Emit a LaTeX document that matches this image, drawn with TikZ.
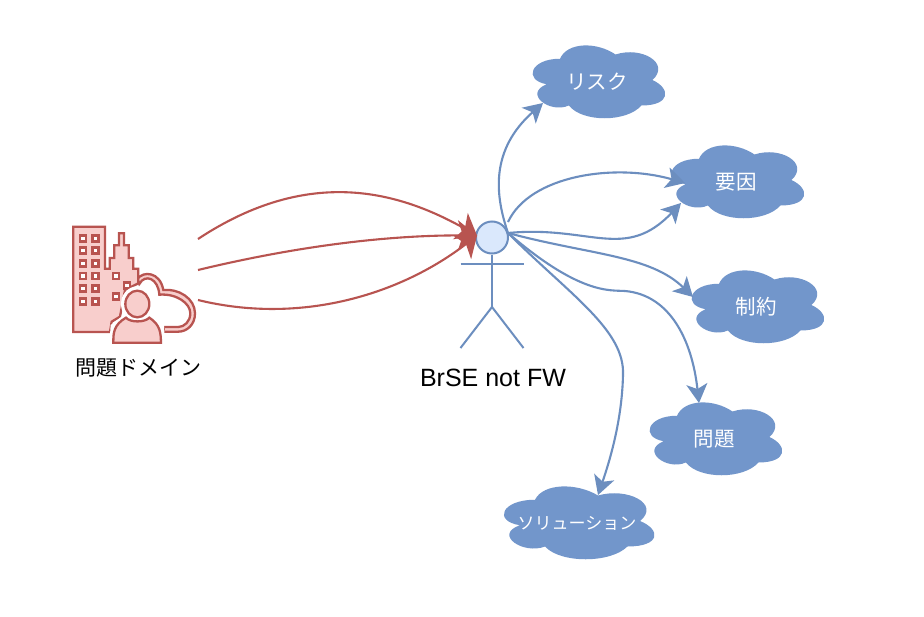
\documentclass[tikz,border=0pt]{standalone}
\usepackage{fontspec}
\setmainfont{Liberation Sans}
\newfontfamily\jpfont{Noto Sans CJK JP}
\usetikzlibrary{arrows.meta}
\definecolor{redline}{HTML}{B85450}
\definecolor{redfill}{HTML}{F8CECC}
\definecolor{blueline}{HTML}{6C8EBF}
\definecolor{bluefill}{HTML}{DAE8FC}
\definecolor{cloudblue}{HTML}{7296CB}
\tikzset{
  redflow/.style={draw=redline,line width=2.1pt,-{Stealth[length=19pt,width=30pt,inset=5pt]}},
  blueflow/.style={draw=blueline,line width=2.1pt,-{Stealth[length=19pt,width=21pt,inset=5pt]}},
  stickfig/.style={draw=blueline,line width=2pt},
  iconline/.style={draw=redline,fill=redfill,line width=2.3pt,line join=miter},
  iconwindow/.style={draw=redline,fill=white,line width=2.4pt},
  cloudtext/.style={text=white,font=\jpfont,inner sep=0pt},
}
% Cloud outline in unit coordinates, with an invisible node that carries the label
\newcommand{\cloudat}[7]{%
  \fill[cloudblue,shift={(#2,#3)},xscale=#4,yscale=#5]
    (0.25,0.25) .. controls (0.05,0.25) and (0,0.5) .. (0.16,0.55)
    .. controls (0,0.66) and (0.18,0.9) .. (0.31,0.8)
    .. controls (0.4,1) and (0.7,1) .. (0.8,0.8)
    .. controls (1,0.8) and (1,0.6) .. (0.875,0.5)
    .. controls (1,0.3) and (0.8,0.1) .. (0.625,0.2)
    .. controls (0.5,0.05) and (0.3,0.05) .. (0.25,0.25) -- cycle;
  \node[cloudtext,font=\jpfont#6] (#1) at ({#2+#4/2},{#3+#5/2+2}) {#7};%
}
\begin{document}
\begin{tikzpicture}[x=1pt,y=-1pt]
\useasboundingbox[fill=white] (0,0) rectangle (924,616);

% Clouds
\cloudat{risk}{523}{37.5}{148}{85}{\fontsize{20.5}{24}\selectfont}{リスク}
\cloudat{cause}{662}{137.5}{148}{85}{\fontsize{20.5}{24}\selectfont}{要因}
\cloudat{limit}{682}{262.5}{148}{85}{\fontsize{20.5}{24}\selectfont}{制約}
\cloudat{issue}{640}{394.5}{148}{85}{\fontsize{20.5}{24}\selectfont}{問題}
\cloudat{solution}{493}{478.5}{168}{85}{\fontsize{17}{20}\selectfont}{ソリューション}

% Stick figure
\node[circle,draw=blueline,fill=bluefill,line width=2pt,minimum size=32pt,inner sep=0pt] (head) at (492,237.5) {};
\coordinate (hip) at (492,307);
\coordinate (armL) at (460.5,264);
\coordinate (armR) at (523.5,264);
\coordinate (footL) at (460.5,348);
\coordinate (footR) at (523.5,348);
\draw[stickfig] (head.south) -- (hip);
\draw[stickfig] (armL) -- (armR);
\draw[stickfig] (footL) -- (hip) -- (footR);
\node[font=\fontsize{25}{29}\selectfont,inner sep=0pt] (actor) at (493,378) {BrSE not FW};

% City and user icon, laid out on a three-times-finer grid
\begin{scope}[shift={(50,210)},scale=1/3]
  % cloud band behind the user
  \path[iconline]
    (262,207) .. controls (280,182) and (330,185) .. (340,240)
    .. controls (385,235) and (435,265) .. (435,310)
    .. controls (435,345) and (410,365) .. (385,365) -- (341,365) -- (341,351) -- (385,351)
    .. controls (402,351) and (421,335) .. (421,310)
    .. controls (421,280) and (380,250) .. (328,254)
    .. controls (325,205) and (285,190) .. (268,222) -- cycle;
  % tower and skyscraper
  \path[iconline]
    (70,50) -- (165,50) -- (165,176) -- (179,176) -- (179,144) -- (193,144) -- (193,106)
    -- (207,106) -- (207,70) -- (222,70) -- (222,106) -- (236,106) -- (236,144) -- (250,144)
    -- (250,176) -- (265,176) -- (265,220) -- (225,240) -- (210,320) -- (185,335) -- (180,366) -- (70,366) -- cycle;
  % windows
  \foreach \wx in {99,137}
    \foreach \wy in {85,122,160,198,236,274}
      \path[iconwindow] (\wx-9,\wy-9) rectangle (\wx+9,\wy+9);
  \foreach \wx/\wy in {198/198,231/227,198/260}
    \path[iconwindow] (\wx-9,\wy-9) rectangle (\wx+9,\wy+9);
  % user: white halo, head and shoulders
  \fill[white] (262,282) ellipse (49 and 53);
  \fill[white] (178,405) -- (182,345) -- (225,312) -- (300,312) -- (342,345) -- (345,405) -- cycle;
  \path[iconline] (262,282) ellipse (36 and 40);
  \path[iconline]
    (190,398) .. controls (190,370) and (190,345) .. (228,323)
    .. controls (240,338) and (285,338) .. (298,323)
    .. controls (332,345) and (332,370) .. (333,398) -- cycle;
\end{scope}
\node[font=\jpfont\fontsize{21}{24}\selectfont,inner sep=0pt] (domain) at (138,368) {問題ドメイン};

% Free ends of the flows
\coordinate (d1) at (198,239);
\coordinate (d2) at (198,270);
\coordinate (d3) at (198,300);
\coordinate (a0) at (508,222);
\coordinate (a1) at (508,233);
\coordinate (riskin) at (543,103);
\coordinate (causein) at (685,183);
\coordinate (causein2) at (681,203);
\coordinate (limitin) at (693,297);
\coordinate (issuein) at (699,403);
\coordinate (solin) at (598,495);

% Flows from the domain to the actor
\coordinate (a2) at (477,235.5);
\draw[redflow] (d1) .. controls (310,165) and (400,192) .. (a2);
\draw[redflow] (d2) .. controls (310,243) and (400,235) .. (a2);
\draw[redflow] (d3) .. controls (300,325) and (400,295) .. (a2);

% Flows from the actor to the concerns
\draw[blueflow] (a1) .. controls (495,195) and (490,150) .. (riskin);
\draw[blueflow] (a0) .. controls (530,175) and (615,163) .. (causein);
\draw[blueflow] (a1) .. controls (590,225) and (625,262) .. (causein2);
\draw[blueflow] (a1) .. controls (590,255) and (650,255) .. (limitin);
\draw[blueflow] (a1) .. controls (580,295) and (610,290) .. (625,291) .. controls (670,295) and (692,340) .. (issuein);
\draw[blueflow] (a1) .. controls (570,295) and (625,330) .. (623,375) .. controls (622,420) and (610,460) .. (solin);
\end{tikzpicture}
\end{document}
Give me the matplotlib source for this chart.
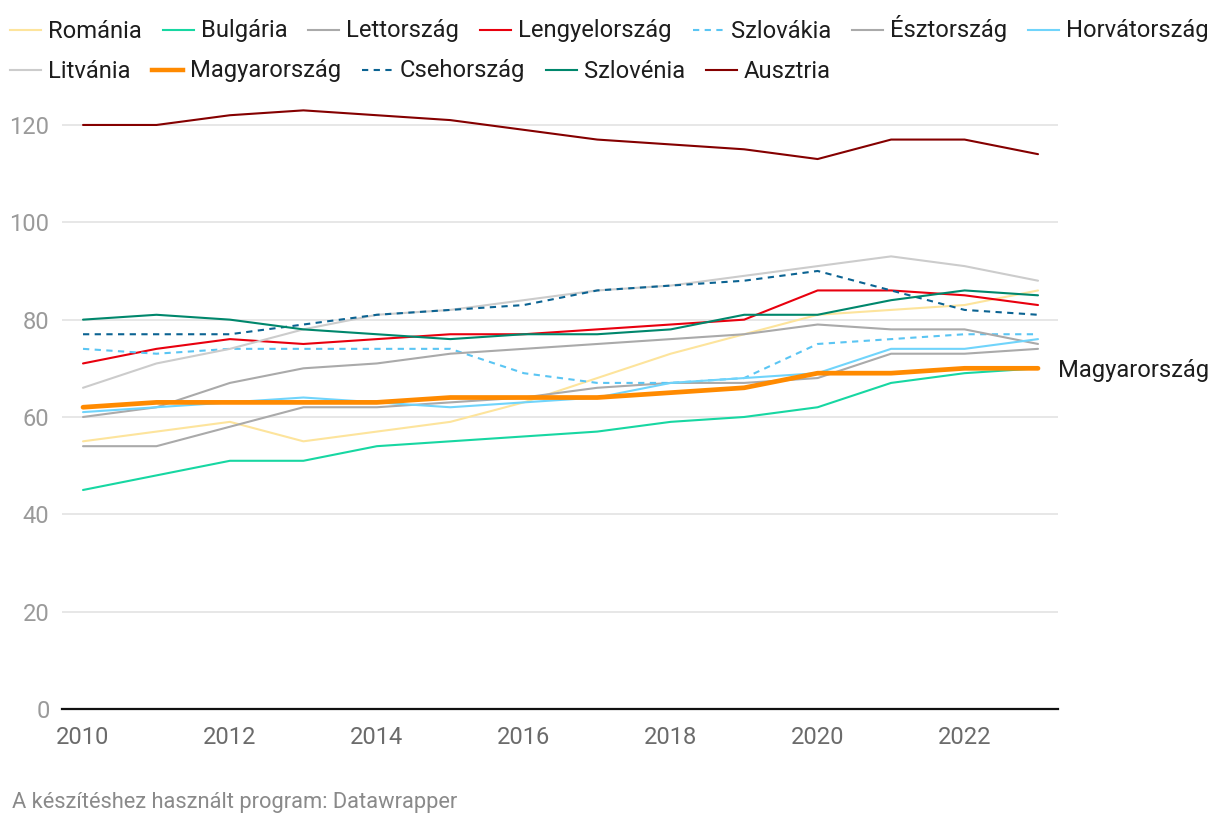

*WHAT IS ASKED*.
Extract every line of the data exactly; pictures stay out.

*CORRECT RESULT*.
Emit a LaTeX document that matches this image, drawn with TikZ.
\documentclass[tikz,border=0pt]{standalone}
\usepackage{fontspec}
\setmainfont{Liberation Sans}
\newfontfamily\jpfont{Noto Sans CJK JP}
\usetikzlibrary{arrows.meta}
\definecolor{redline}{HTML}{B85450}
\definecolor{redfill}{HTML}{F8CECC}
\definecolor{blueline}{HTML}{6C8EBF}
\definecolor{bluefill}{HTML}{DAE8FC}
\definecolor{cloudblue}{HTML}{7296CB}
\tikzset{
  redflow/.style={draw=redline,line width=2.1pt,-{Stealth[length=19pt,width=30pt,inset=5pt]}},
  blueflow/.style={draw=blueline,line width=2.1pt,-{Stealth[length=19pt,width=21pt,inset=5pt]}},
  stickfig/.style={draw=blueline,line width=2pt},
  iconline/.style={draw=redline,fill=redfill,line width=2.3pt,line join=miter},
  iconwindow/.style={draw=redline,fill=white,line width=2.4pt},
  cloudtext/.style={text=white,font=\jpfont,inner sep=0pt},
}
% Cloud outline in unit coordinates, with an invisible node that carries the label
\newcommand{\cloudat}[7]{%
  \fill[cloudblue,shift={(#2,#3)},xscale=#4,yscale=#5]
    (0.25,0.25) .. controls (0.05,0.25) and (0,0.5) .. (0.16,0.55)
    .. controls (0,0.66) and (0.18,0.9) .. (0.31,0.8)
    .. controls (0.4,1) and (0.7,1) .. (0.8,0.8)
    .. controls (1,0.8) and (1,0.6) .. (0.875,0.5)
    .. controls (1,0.3) and (0.8,0.1) .. (0.625,0.2)
    .. controls (0.5,0.05) and (0.3,0.05) .. (0.25,0.25) -- cycle;
  \node[cloudtext,font=\jpfont#6] (#1) at ({#2+#4/2},{#3+#5/2+2}) {#7};%
}
\begin{document}
\begin{tikzpicture}[x=1pt,y=-1pt]
\useasboundingbox[fill=white] (0,0) rectangle (924,616);

% Clouds
\cloudat{risk}{523}{37.5}{148}{85}{\fontsize{20.5}{24}\selectfont}{リスク}
\cloudat{cause}{662}{137.5}{148}{85}{\fontsize{20.5}{24}\selectfont}{要因}
\cloudat{limit}{682}{262.5}{148}{85}{\fontsize{20.5}{24}\selectfont}{制約}
\cloudat{issue}{640}{394.5}{148}{85}{\fontsize{20.5}{24}\selectfont}{問題}
\cloudat{solution}{493}{478.5}{168}{85}{\fontsize{17}{20}\selectfont}{ソリューション}

% Stick figure
\node[circle,draw=blueline,fill=bluefill,line width=2pt,minimum size=32pt,inner sep=0pt] (head) at (492,237.5) {};
\coordinate (hip) at (492,307);
\coordinate (armL) at (460.5,264);
\coordinate (armR) at (523.5,264);
\coordinate (footL) at (460.5,348);
\coordinate (footR) at (523.5,348);
\draw[stickfig] (head.south) -- (hip);
\draw[stickfig] (armL) -- (armR);
\draw[stickfig] (footL) -- (hip) -- (footR);
\node[font=\fontsize{25}{29}\selectfont,inner sep=0pt] (actor) at (493,378) {BrSE not FW};

% City and user icon, laid out on a three-times-finer grid
\begin{scope}[shift={(50,210)},scale=1/3]
  % cloud band behind the user
  \path[iconline]
    (262,207) .. controls (280,182) and (330,185) .. (340,240)
    .. controls (385,235) and (435,265) .. (435,310)
    .. controls (435,345) and (410,365) .. (385,365) -- (341,365) -- (341,351) -- (385,351)
    .. controls (402,351) and (421,335) .. (421,310)
    .. controls (421,280) and (380,250) .. (328,254)
    .. controls (325,205) and (285,190) .. (268,222) -- cycle;
  % tower and skyscraper
  \path[iconline]
    (70,50) -- (165,50) -- (165,176) -- (179,176) -- (179,144) -- (193,144) -- (193,106)
    -- (207,106) -- (207,70) -- (222,70) -- (222,106) -- (236,106) -- (236,144) -- (250,144)
    -- (250,176) -- (265,176) -- (265,220) -- (225,240) -- (210,320) -- (185,335) -- (180,366) -- (70,366) -- cycle;
  % windows
  \foreach \wx in {99,137}
    \foreach \wy in {85,122,160,198,236,274}
      \path[iconwindow] (\wx-9,\wy-9) rectangle (\wx+9,\wy+9);
  \foreach \wx/\wy in {198/198,231/227,198/260}
    \path[iconwindow] (\wx-9,\wy-9) rectangle (\wx+9,\wy+9);
  % user: white halo, head and shoulders
  \fill[white] (262,282) ellipse (49 and 53);
  \fill[white] (178,405) -- (182,345) -- (225,312) -- (300,312) -- (342,345) -- (345,405) -- cycle;
  \path[iconline] (262,282) ellipse (36 and 40);
  \path[iconline]
    (190,398) .. controls (190,370) and (190,345) .. (228,323)
    .. controls (240,338) and (285,338) .. (298,323)
    .. controls (332,345) and (332,370) .. (333,398) -- cycle;
\end{scope}
\node[font=\jpfont\fontsize{21}{24}\selectfont,inner sep=0pt] (domain) at (138,368) {問題ドメイン};

% Free ends of the flows
\coordinate (d1) at (198,239);
\coordinate (d2) at (198,270);
\coordinate (d3) at (198,300);
\coordinate (a0) at (508,222);
\coordinate (a1) at (508,233);
\coordinate (riskin) at (543,103);
\coordinate (causein) at (685,183);
\coordinate (causein2) at (681,203);
\coordinate (limitin) at (693,297);
\coordinate (issuein) at (699,403);
\coordinate (solin) at (598,495);

% Flows from the domain to the actor
\coordinate (a2) at (477,235.5);
\draw[redflow] (d1) .. controls (310,165) and (400,192) .. (a2);
\draw[redflow] (d2) .. controls (310,243) and (400,235) .. (a2);
\draw[redflow] (d3) .. controls (300,325) and (400,295) .. (a2);

% Flows from the actor to the concerns
\draw[blueflow] (a1) .. controls (495,195) and (490,150) .. (riskin);
\draw[blueflow] (a0) .. controls (530,175) and (615,163) .. (causein);
\draw[blueflow] (a1) .. controls (590,225) and (625,262) .. (causein2);
\draw[blueflow] (a1) .. controls (590,255) and (650,255) .. (limitin);
\draw[blueflow] (a1) .. controls (580,295) and (610,290) .. (625,291) .. controls (670,295) and (692,340) .. (issuein);
\draw[blueflow] (a1) .. controls (570,295) and (625,330) .. (623,375) .. controls (622,420) and (610,460) .. (solin);
\end{tikzpicture}
\end{document}
Give me the matplotlib source for this chart.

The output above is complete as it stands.